I was 41 and wanted to work at an interesting pursuit, not a monotonous means of income. My first call was to be of better service to my community as a substitute teacher. But, I needed to do something over the summer. So, in March 2009, I went to the office at York River and asked if they needed any seasonal help. The Chief Ranger, Brad Thomas, recognized me as the “camera guy.” He gave me an interview within a week. The next week, he made me an offer to work maintainance, the contact station at Croaker, and interpretive programs such as hikes and kayak tours. I wasn’t about to turn a chance to spend time on the river and get paid for it. It was a childhood wish come true. My willingness to work, love for the river, skills, and talents are being more appreciated by my co-workers recently. Greater things are coming toward the end of this year and the years to come.

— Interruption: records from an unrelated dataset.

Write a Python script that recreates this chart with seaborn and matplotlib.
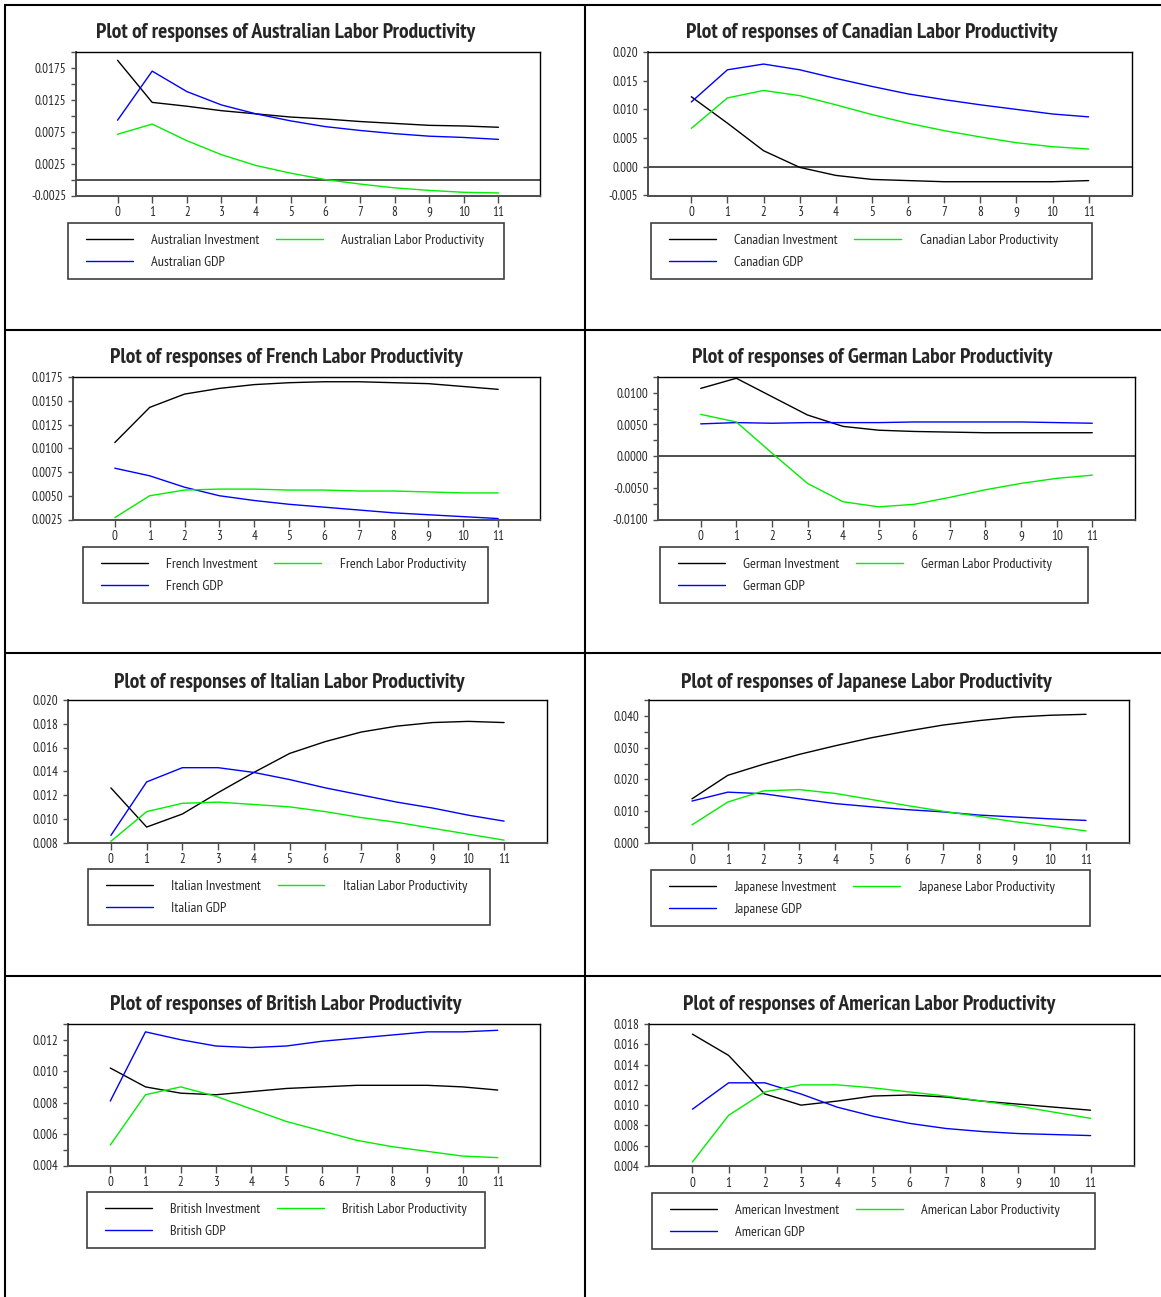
import numpy as np
import pandas as pd
import matplotlib
matplotlib.use("Agg")
import matplotlib.pyplot as plt
import seaborn as sns
from matplotlib.patches import Rectangle
from matplotlib.lines import Line2D
from matplotlib.ticker import FixedLocator, FormatStrFormatter

# impulse response values
steps = list(range(12))

aus_inv = [0.0187, 0.0121, 0.0115, 0.0108, 0.0103, 0.0098, 0.0095, 0.0091, 0.0088, 0.0085, 0.0084, 0.0082]
aus_gdp = [0.0093, 0.0170, 0.0138, 0.0117, 0.0103, 0.0092, 0.0083, 0.0077, 0.0072, 0.0068, 0.0066, 0.0063]
aus_lp = [0.0071, 0.0087, 0.0061, 0.0039, 0.0022, 0.0010, 0.0000, -0.0007, -0.0013, -0.0017, -0.0020, -0.0021]

can_inv = [0.0122, 0.0076, 0.0028, -0.0001, -0.0015, -0.0022, -0.0024, -0.0026, -0.0026, -0.0026, -0.0026, -0.0024]
can_gdp = [0.0113, 0.0169, 0.0179, 0.0169, 0.0154, 0.0140, 0.0127, 0.0117, 0.0108, 0.0100, 0.0092, 0.0087]
can_lp = [0.0067, 0.0120, 0.0133, 0.0124, 0.0108, 0.0091, 0.0076, 0.0063, 0.0052, 0.0042, 0.0035, 0.0031]

fre_inv = [0.0106, 0.0143, 0.0157, 0.0163, 0.0167, 0.0169, 0.0170, 0.0170, 0.0169, 0.0168, 0.0165, 0.0162]
fre_gdp = [0.0079, 0.0071, 0.0059, 0.0050, 0.0045, 0.0041, 0.0038, 0.0035, 0.0032, 0.0030, 0.0028, 0.0026]
fre_lp = [0.0027, 0.0050, 0.0056, 0.0057, 0.0057, 0.0056, 0.0056, 0.0055, 0.0055, 0.0054, 0.0053, 0.0053]

ger_inv = [0.0107, 0.0123, 0.0094, 0.0065, 0.0047, 0.0041, 0.0039, 0.0038, 0.0037, 0.0037, 0.0037, 0.0037]
ger_gdp = [0.0051, 0.0053, 0.0052, 0.0053, 0.0053, 0.0053, 0.0054, 0.0054, 0.0054, 0.0054, 0.0053, 0.0052]
ger_lp = [0.0066, 0.0054, 0.0005, -0.0043, -0.0072, -0.0080, -0.0076, -0.0065, -0.0053, -0.0043, -0.0035, -0.0030]

ita_inv = [0.0126, 0.0093, 0.0104, 0.0122, 0.0139, 0.0155, 0.0165, 0.0173, 0.0178, 0.0181, 0.0182, 0.0181]
ita_gdp = [0.0086, 0.0131, 0.0143, 0.0143, 0.0139, 0.0133, 0.0126, 0.0120, 0.0114, 0.0109, 0.0103, 0.0098]
ita_lp = [0.0081, 0.0106, 0.0113, 0.0114, 0.0112, 0.0110, 0.0106, 0.0101, 0.0097, 0.0092, 0.0087, 0.0082]

jap_inv = [0.0139, 0.0213, 0.0248, 0.0279, 0.0306, 0.0331, 0.0352, 0.0371, 0.0385, 0.0396, 0.0402, 0.0405]
jap_gdp = [0.0132, 0.0160, 0.0155, 0.0139, 0.0124, 0.0114, 0.0105, 0.0098, 0.0088, 0.0082, 0.0076, 0.0071]
jap_lp = [0.0057, 0.0129, 0.0164, 0.0168, 0.0156, 0.0137, 0.0118, 0.0100, 0.0084, 0.0067, 0.0053, 0.0038]

bri_inv = [0.0102, 0.0090, 0.0086, 0.0085, 0.0087, 0.0089, 0.0090, 0.0091, 0.0091, 0.0091, 0.0090, 0.0088]
bri_gdp = [0.0081, 0.0125, 0.0120, 0.0116, 0.0115, 0.0116, 0.0119, 0.0121, 0.0123, 0.0125, 0.0125, 0.0126]
bri_lp = [0.0053, 0.0085, 0.0090, 0.0084, 0.0076, 0.0068, 0.0062, 0.0056, 0.0052, 0.0049, 0.0046, 0.0045]

ame_inv = [0.0170, 0.0149, 0.0111, 0.0100, 0.0104, 0.0109, 0.0110, 0.0108, 0.0104, 0.0101, 0.0098, 0.0095]
ame_gdp = [0.0096, 0.0122, 0.0122, 0.0111, 0.0098, 0.0089, 0.0082, 0.0077, 0.0074, 0.0072, 0.0071, 0.0070]
ame_lp = [0.0044, 0.0090, 0.0113, 0.0120, 0.0120, 0.0117, 0.0113, 0.0109, 0.0104, 0.0099, 0.0093, 0.0087]

sns.set_style("ticks")
plt.rcParams['font.family'] = ['PT Sans Narrow', 'Roboto Condensed', 'DejaVu Sans']

W, H = 1161, 1297
fig = plt.figure(figsize=(W / 100, H / 100), dpi=100)
renderer = fig.canvas.get_renderer()


def fit_size(text, target_px, weight="normal"):
    # font size that makes a sample string as wide as in the original
    t = fig.text(0, 0, text, fontsize=10, fontweight=weight)
    w = t.get_window_extent(renderer).width
    t.remove()
    return 10 * target_px / w


title_fs = fit_size("Plot of responses of Australian Labor Productivity", 382, "bold")
legend_fs = fit_size("Australian Investment", 108)
tick_fs = fit_size("0.0175", 31.5)


def fig_rect(x0, x1, y0, y1):
    return [x0 / W, 1 - y1 / H, (x1 - x0) / W, (y1 - y0) / H]


# country, series, ylim, major ticks, minor ticks, label format, zero line,
# axes box (px), legend box (px), title centre (px)
panels = [
    ("Australian", (aus_inv, aus_gdp, aus_lp), (-0.0025, 0.020),
     [-0.0025, 0.0025, 0.0075, 0.0125, 0.0175], [0.0, 0.005, 0.010, 0.015, 0.020], "%.4f", True,
     (76, 540, 52, 195.5), (68, 504, 223, 279), (286, 33)),
    ("Canadian", (can_inv, can_gdp, can_lp), (-0.005, 0.020),
     [-0.005, 0.0, 0.005, 0.010, 0.015, 0.020], [], "%.3f", True,
     (648, 1132, 52, 195.5), (651, 1092, 223, 279), (872, 33)),
    ("French", (fre_inv, fre_gdp, fre_lp), (0.0025, 0.0175),
     [0.0025, 0.005, 0.0075, 0.010, 0.0125, 0.015, 0.0175], [], "%.4f", False,
     (73, 540, 377, 519.5), (83, 488, 547, 603), (286, 358)),
    ("German", (ger_inv, ger_gdp, ger_lp), (-0.010, 0.0125),
     [-0.010, -0.005, 0.0, 0.005, 0.010], [-0.0075, -0.0025, 0.0025, 0.0075, 0.0125], "%.4f", True,
     (658, 1135, 377, 519.5), (660, 1088, 547, 603), (872, 358)),
    ("Italian", (ita_inv, ita_gdp, ita_lp), (0.008, 0.020),
     [0.008, 0.010, 0.012, 0.014, 0.016, 0.018, 0.020], [], "%.3f", False,
     (68, 547, 700, 842.5), (88, 490, 869, 924.5), (289, 682)),
    ("Japanese", (jap_inv, jap_gdp, jap_lp), (0.0, 0.045),
     [0.0, 0.010, 0.020, 0.030, 0.040], [0.005, 0.015, 0.025, 0.035, 0.045], "%.3f", False,
     (649, 1129, 700, 843), (651, 1090, 870, 925.5), (866, 682)),
    ("British", (bri_inv, bri_gdp, bri_lp), (0.004, 0.013),
     [0.004, 0.006, 0.008, 0.010, 0.012], [0.005, 0.007, 0.009, 0.011, 0.013], "%.3f", False,
     (68, 540, 1024, 1165.5), (87, 485, 1192, 1248), (286, 1005)),
    ("American", (ame_inv, ame_gdp, ame_lp), (0.004, 0.018),
     [0.004, 0.006, 0.008, 0.010, 0.012, 0.014, 0.016, 0.018], [], "%.3f", False,
     (649, 1134, 1024, 1166), (652, 1095, 1193, 1249), (869, 1005)),
]

colors = ["black", "#0000ff", "#00ee00"]

for (country, series, ylim, major, minor, fmt, zero,
     abox, lbox, tpos) in panels:
    inv, gdp, lp = series
    labels = [f"{country} Investment", f"{country} GDP", f"{country} Labor Productivity"]
    df = pd.DataFrame({
        "step": steps * 3,
        "value": inv + gdp + lp,
        "series": [labels[0]] * 12 + [labels[1]] * 12 + [labels[2]] * 12,
    })

    ax = fig.add_axes(fig_rect(*abox))
    sns.lineplot(data=df, x="step", y="value", hue="series", hue_order=labels,
                 palette=colors, linewidth=1.0, ax=ax)
    handles, labs = ax.get_legend_handles_labels()
    ax.get_legend().remove()

    if zero:
        ax.axhline(0, color="0.25", linewidth=1.3, zorder=1)

    ax.set_xlim(-1.2, 12.2)
    ax.set_ylim(*ylim)
    ax.set_xticks(steps)
    ax.yaxis.set_major_locator(FixedLocator(major))
    ax.yaxis.set_minor_locator(FixedLocator(minor))
    ax.yaxis.set_major_formatter(FormatStrFormatter(fmt))
    ax.set_xlabel("")
    ax.set_ylabel("")
    ax.tick_params(axis="x", length=5, width=1.0, pad=2.8, labelsize=tick_fs, color="0.3")
    ax.tick_params(axis="y", which="both", length=3.5, width=1.0, pad=3.5, labelsize=tick_fs, color="0.3")
    for side in ["top", "right"]:
        ax.spines[side].set_color("black")
        ax.spines[side].set_linewidth(1.0)
    for side in ["left", "bottom"]:
        ax.spines[side].set_color("0.3")
        ax.spines[side].set_linewidth(1.4)

    # title centred over the panel
    fig.text(tpos[0] / W, 1 - tpos[1] / H, f"Plot of responses of {country} Labor Productivity",
             ha="center", va="center", fontsize=title_fs, fontweight="bold")

    # legend box below the plot
    lx0, lx1, ly0, ly1 = lbox
    fig.add_artist(Rectangle((lx0 / W, 1 - ly1 / H), (lx1 - lx0) / W, (ly1 - ly0) / H,
                             transform=fig.transFigure, fill=False,
                             edgecolor="0.25", linewidth=1.2))
    fig.legend(handles, labs, loc="upper left",
               bbox_to_anchor=((lx0 + 18) / W, 1 - (ly0 + 11) / H),
               ncol=2, frameon=False, fontsize=legend_fs, handlelength=3.3,
               handletextpad=1.3, columnspacing=1.15, labelspacing=0.62,
               borderpad=0, borderaxespad=0)

# table grid lines between the panels
lw_grid = 1.5
for x in [5, 585]:
    fig.add_artist(Line2D([x / W, x / W], [0, 1 - 5 / H], transform=fig.transFigure,
                          color="black", linewidth=lw_grid))
for y in [5, 330, 653, 976]:
    fig.add_artist(Line2D([5 / W, 1], [1 - y / H, 1 - y / H], transform=fig.transFigure,
                          color="black", linewidth=lw_grid))

fig.savefig("out.png", dpi=100)
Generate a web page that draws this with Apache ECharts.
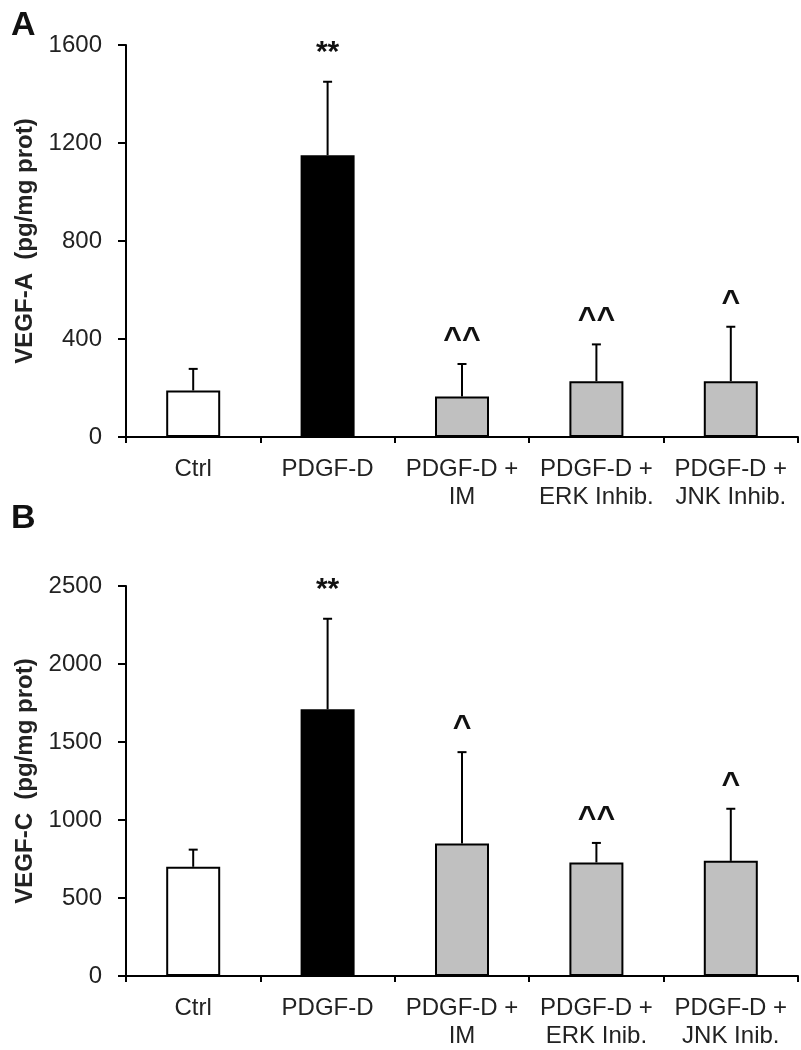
<!DOCTYPE html>
<html>
<head>
<meta charset="utf-8">
<script src="https://cdn.jsdelivr.net/npm/echarts@6/dist/echarts.min.js"></script>
<style>
html,body{margin:0;padding:0;background:#fff;}
#chart{width:801px;height:1050px;}
</style>
</head>
<body>
<div id="chart"></div>
<script>
// ---- data ----
const categoriesA = ['Ctrl', 'PDGF-D', 'PDGF-D +\nIM', 'PDGF-D +\nERK Inhib.', 'PDGF-D +\nJNK Inhib.'];
const categoriesB = ['Ctrl', 'PDGF-D', 'PDGF-D +\nIM', 'PDGF-D +\nERK Inib.', 'PDGF-D +\nJNK Inib.'];
const vegfA = [190, 1150, 165, 228, 228];
const vegfAErr = [88, 300, 133, 150, 222];
const vegfC = [700, 1710, 850, 728, 738];
const vegfCErr = [110, 580, 585, 125, 334];
const sigA = ['', '**', '^^', '^^', '^'];
const sigB = ['', '**', '^', '^^', '^'];
const yTicksA = {min: 0, max: 1600, interval: 400};
const yTicksB = {min: 0, max: 2500, interval: 500};

// ---- styles ----
const barFills = ['#ffffff', '#000000', '#c0c0c0', '#c0c0c0', '#c0c0c0'];
const FONT = 'Liberation Sans, Arial, sans-serif';
const TXT = '#222';

const chart = echarts.init(document.getElementById('chart'));

function barData(vals) {
  return vals.map((v, i) => ({value: v, itemStyle: {color: barFills[i]}}));
}
function errData(vals, errs) {
  return vals.map((v, i) => [i, v, errs[i]]);
}
function errRender(sigs) {
  return function (params, api) {
    const i = api.value(0);
    const v = api.value(1);
    const e = api.value(2);
    const base = api.coord([i, v]);
    const top = api.coord([i, v + e]);
    const half = 4.5;
    const children = [
      {type: 'line', shape: {x1: base[0], y1: base[1], x2: top[0], y2: top[1]}, style: {stroke: '#000', lineWidth: 2}},
      {type: 'line', shape: {x1: top[0] - half, y1: top[1], x2: top[0] + half, y2: top[1]}, style: {stroke: '#000', lineWidth: 2}}
    ];
    const s = sigs[params.dataIndex];
    if (s) {
      const caret = s.charAt(0) === '^';
      children.push({type: 'text', x: top[0], y: top[1] - (caret ? 24 : 29),
        style: {text: s, fill: '#111', font: 'bold ' + (caret ? 32 : 30) + 'px ' + FONT,
                align: 'center', verticalAlign: 'middle'}});
    }
    return {type: 'group', children: children};
  };
}

function xAxis(idx, cats) {
  return {
    type: 'category', gridIndex: idx, data: cats, boundaryGap: true,
    axisLine: {lineStyle: {color: '#000', width: 2}},
    axisTick: {show: true, length: 6, lineStyle: {color: '#000', width: 2}},
    axisLabel: {interval: 0, color: TXT, fontSize: 24, fontFamily: FONT, lineHeight: 28, margin: 18}
  };
}
function yAxis(idx, t, name) {
  return {
    type: 'value', gridIndex: idx, min: t.min, max: t.max, interval: t.interval,
    name: name, nameLocation: 'middle', nameGap: 85,
    nameTextStyle: {color: TXT, fontSize: 24, fontWeight: 'bold', fontFamily: FONT},
    axisLine: {show: true, lineStyle: {color: '#000', width: 2}},
    axisTick: {show: true, length: 8, lineStyle: {color: '#000', width: 2}},
    splitLine: {show: false},
    axisLabel: {color: TXT, fontSize: 24, fontFamily: FONT, margin: 24, formatter: v => String(v)}
  };
}

chart.setOption({
  animation: false,
  backgroundColor: '#fff',
  grid: [
    {left: 126, right: 3, top: 45, height: 392},
    {left: 126, right: 3, top: 586, height: 391}
  ],
  xAxis: [xAxis(0, categoriesA), xAxis(1, categoriesB)],
  yAxis: [yAxis(0, yTicksA, 'VEGF-A  (pg/mg prot)'), yAxis(1, yTicksB, 'VEGF-C  (pg/mg prot)')],
  graphic: [
    {type: 'text', left: 11, top: 9, style: {text: 'A', font: 'bold 34px ' + FONT, fill: '#111'}},
    {type: 'text', left: 11, top: 502, style: {text: 'B', font: 'bold 34px ' + FONT, fill: '#111'}}
  ],
  series: [
    {type: 'bar', xAxisIndex: 0, yAxisIndex: 0, data: barData(vegfA), barWidth: 54,
     itemStyle: {borderColor: '#000', borderWidth: 2}, z: 2},
    {type: 'custom', xAxisIndex: 0, yAxisIndex: 0, data: errData(vegfA, vegfAErr),
     encode: {x: 0, y: 1}, renderItem: errRender(sigA), z: 3},
    {type: 'bar', xAxisIndex: 1, yAxisIndex: 1, data: barData(vegfC), barWidth: 54,
     itemStyle: {borderColor: '#000', borderWidth: 2}, z: 2},
    {type: 'custom', xAxisIndex: 1, yAxisIndex: 1, data: errData(vegfC, vegfCErr),
     encode: {x: 0, y: 1}, renderItem: errRender(sigB), z: 3}
  ]
});
</script>
</body>
</html>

Granted, the job here at York River is seasonal. My work is very limited in November and December. I am laid off January to March and rely on substitute teaching to keep food on the table and bills paid. Even during the season, I don’t earn anything near the paychecks, benefits, and bonuses I had at Dominion.
But, I have cut my commute time and distance down by 2/3. My workplace is also one of my favorite places to take photographs. I can catch a few fish for dinner or ride my mountain bike instead of doing my cardio at the YMCA. Above all, I am not confined in a basement with loud machines or enclosed in a cubicle in front of a computer monitor. My office is over 2,000 acres of woods, marsh, and shoreline. I get paid to share it with our visitors. What job could be better?
Okay, there is one thing. I am the pastor of a Christian church. Sharing the love and salvation of God through Jesus Christ is the most important thing I do and receive a salary for. Yet, sometimes I can’t find words to express the joy I feel being here at the park. Today I had to re-cut a small path into the marsh at the confluence of Taskinas Creek and the river. After chopping through some of the tallest salt grass, I saw a lovely sea of salt meadow hay riddled with deer tracks. I had a perfect view of a bald eagle surrendering his perch to a great blue heron. Looking on the river, masses of juvenile menhaden rippled an otherwise glassy surface. Would I give up such a glorious sight to return to a paper dust laden, noisy basement? The answer is in the title.